Abstract: Fix a word $w$ in a free group $F$ on $r$ generators. A $w$-random permutation in the symmetric group $S_N$ is obtained by sampling $r$ independent uniformly random permutations $\sigma_{1},\ldots,\sigma_{r}\in S_{N}$ and evaluating $w\left(\sigma_{1},\ldots,\sigma_{r}\right)$. In [arXiv:1104.3991, arXiv:1202.3269] it was shown that the average number of fixed points in a $w$-random permutation is $1+\theta\left(N^{1-\pi\left(w\right)}\right)$, where $\pi\left(w\right)$ is the smallest rank of a subgroup $H\le F$ containing $w$ as a non-primitive element. We show that $\pi\left(w\right)$ plays a role in estimates of all stable characters of symmetric groups.
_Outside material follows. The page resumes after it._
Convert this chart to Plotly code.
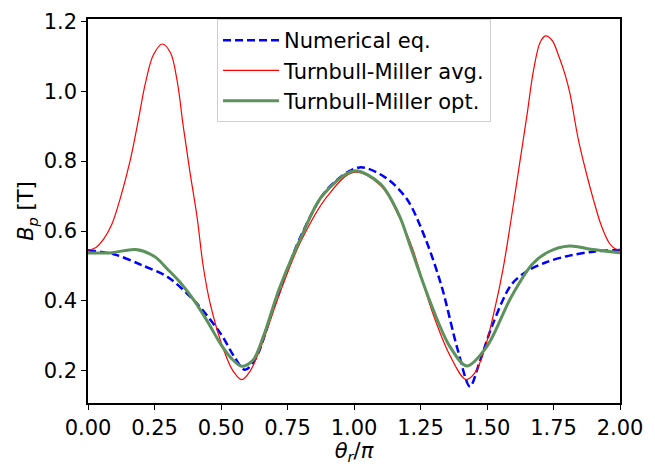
import plotly.graph_objects as go

# Numerical equilibrium
num_x = [0, 0.1, 0.2, 0.3, 0.4, 0.5, 0.55, 0.59, 0.63, 0.7, 0.8, 0.9, 1.02, 1.12,
         1.2, 1.27, 1.33, 1.39, 1.436, 1.47, 1.52, 1.59, 1.65, 1.72, 1.8, 1.9, 2.0]
num_y = [0.545, 0.533, 0.503, 0.468, 0.40, 0.305, 0.24, 0.203, 0.235, 0.385, 0.585,
         0.72, 0.782, 0.752, 0.69, 0.575, 0.44, 0.26, 0.155, 0.22, 0.33, 0.445,
         0.485, 0.51, 0.528, 0.541, 0.546]

# Turnbull-Miller averaged
avg_x = [0, 0.03, 0.06, 0.09, 0.12, 0.158, 0.19, 0.215, 0.246, 0.279, 0.31, 0.335,
         0.358, 0.383, 0.41, 0.433, 0.46, 0.51, 0.545, 0.578, 0.61, 0.65, 0.72,
         0.8, 0.9, 1.0, 1.1, 1.17, 1.22, 1.29, 1.36, 1.421, 1.455, 1.49, 1.53,
         1.56, 1.59, 1.62, 1.65, 1.675, 1.70, 1.72, 1.745, 1.77, 1.793, 1.812,
         1.843, 1.875, 1.90, 1.93, 1.96, 1.98, 2.0]
avg_y = [0.545, 0.553, 0.578, 0.62, 0.69, 0.80, 0.92, 1.02, 1.104, 1.135, 1.11,
         1.03, 0.90, 0.77, 0.64, 0.50, 0.39, 0.26, 0.20, 0.175, 0.20, 0.268, 0.42,
         0.57, 0.70, 0.768, 0.73, 0.64, 0.55, 0.378, 0.245, 0.175, 0.195, 0.26,
         0.38, 0.49, 0.63, 0.78, 0.93, 1.06, 1.14, 1.158, 1.145, 1.10, 1.049,
         0.993, 0.863, 0.761, 0.69, 0.615, 0.565, 0.55, 0.545]

# Turnbull-Miller optimised
opt_x = [0, 0.09, 0.18, 0.25, 0.3, 0.35, 0.4, 0.45, 0.5, 0.54, 0.578, 0.62, 0.66,
         0.72, 0.8, 0.88, 1.0, 1.1, 1.17, 1.21, 1.29, 1.36, 1.424, 1.5, 1.59,
         1.67, 1.73, 1.81, 1.89, 2.0]
opt_y = [0.537, 0.538, 0.547, 0.527, 0.49, 0.45, 0.40, 0.34, 0.275, 0.235, 0.213,
         0.23, 0.30, 0.437, 0.58, 0.70, 0.772, 0.734, 0.645, 0.56, 0.39, 0.27,
         0.214, 0.27, 0.41, 0.505, 0.54, 0.557, 0.548, 0.538]

x_ticks = [0, 0.25, 0.5, 0.75, 1.0, 1.25, 1.5, 1.75, 2.0]
x_tick_labels = ["0.00", "0.25", "0.50", "0.75", "1.00", "1.25", "1.50", "1.75", "2.00"]
y_ticks = [0.2, 0.4, 0.6, 0.8, 1.0, 1.2]
y_tick_labels = ["0.2", "0.4", "0.6", "0.8", "1.0", "1.2"]

FS = 21

fig = go.Figure()
fig.add_trace(go.Scatter(x=num_x, y=num_y, mode="lines", name="Numerical eq.",
                         line=dict(color="#0000ff", width=2.5, dash="8px,4px",
                                   shape="spline", smoothing=0.9)))
fig.add_trace(go.Scatter(x=avg_x, y=avg_y, mode="lines", name="Turnbull-Miller avg.",
                         line=dict(color="#ff0000", width=1.2, shape="spline",
                                   smoothing=1.0)))
fig.add_trace(go.Scatter(x=opt_x, y=opt_y, mode="lines", name="Turnbull-Miller opt.",
                         line=dict(color="rgb(92,146,92)", width=3, shape="spline",
                                   smoothing=0.9)))

axis_common = dict(showline=True, linecolor="black", linewidth=1.5, mirror=True,
                   ticks="outside", ticklen=5, tickwidth=1.3, tickcolor="black",
                   showgrid=False, zeroline=False,
                   tickfont=dict(family="DejaVu Sans", size=FS, color="black"))

fig.update_layout(
    width=655, height=465,
    margin=dict(l=88, r=35, t=10, b=60),
    plot_bgcolor="white", paper_bgcolor="white",
    font=dict(family="DejaVu Sans", size=FS, color="black"),
    xaxis=dict(range=[0, 2], tickvals=x_ticks, ticktext=x_tick_labels,
               title=dict(text="<i>θ<sub>r</sub></i>/<i>π</i>", standoff=0,
                          font=dict(size=FS)),
               **axis_common),
    yaxis=dict(range=[0.108, 1.2065], tickvals=y_ticks, ticktext=y_tick_labels,
               title=dict(text="<i>B<sub>p</sub></i> [T]", standoff=4,
                          font=dict(size=FS)),
               **axis_common),
    legend=dict(x=0.2425, y=1.0, xanchor="left", yanchor="top",
                bgcolor="rgba(255,255,255,0.8)", bordercolor="#d0d0d0",
                borderwidth=1, font=dict(size=FS, family="DejaVu Sans"),
                tracegroupgap=0, itemwidth=56),
    showlegend=True,
)

fig.write_html("out.html")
In particular, we show that for all $t\ge2$, the average number of $t$-cycles is $\frac{1}{t}+O\left(N^{-\pi\left(w\right)}\right)$. As an application, we prove that for every $s$, every $\varepsilon>0$ and every large enough $r$, Schreier graphs with $r$ random generators depicting the action of $S_{N}$ on $s$-tuples, have second eigenvalue at most $2\sqrt{2r-1}+\varepsilon$ asymptotically almost surely. An important ingredient in this work is a systematic study of not-necessarily connected Stallings core graphs.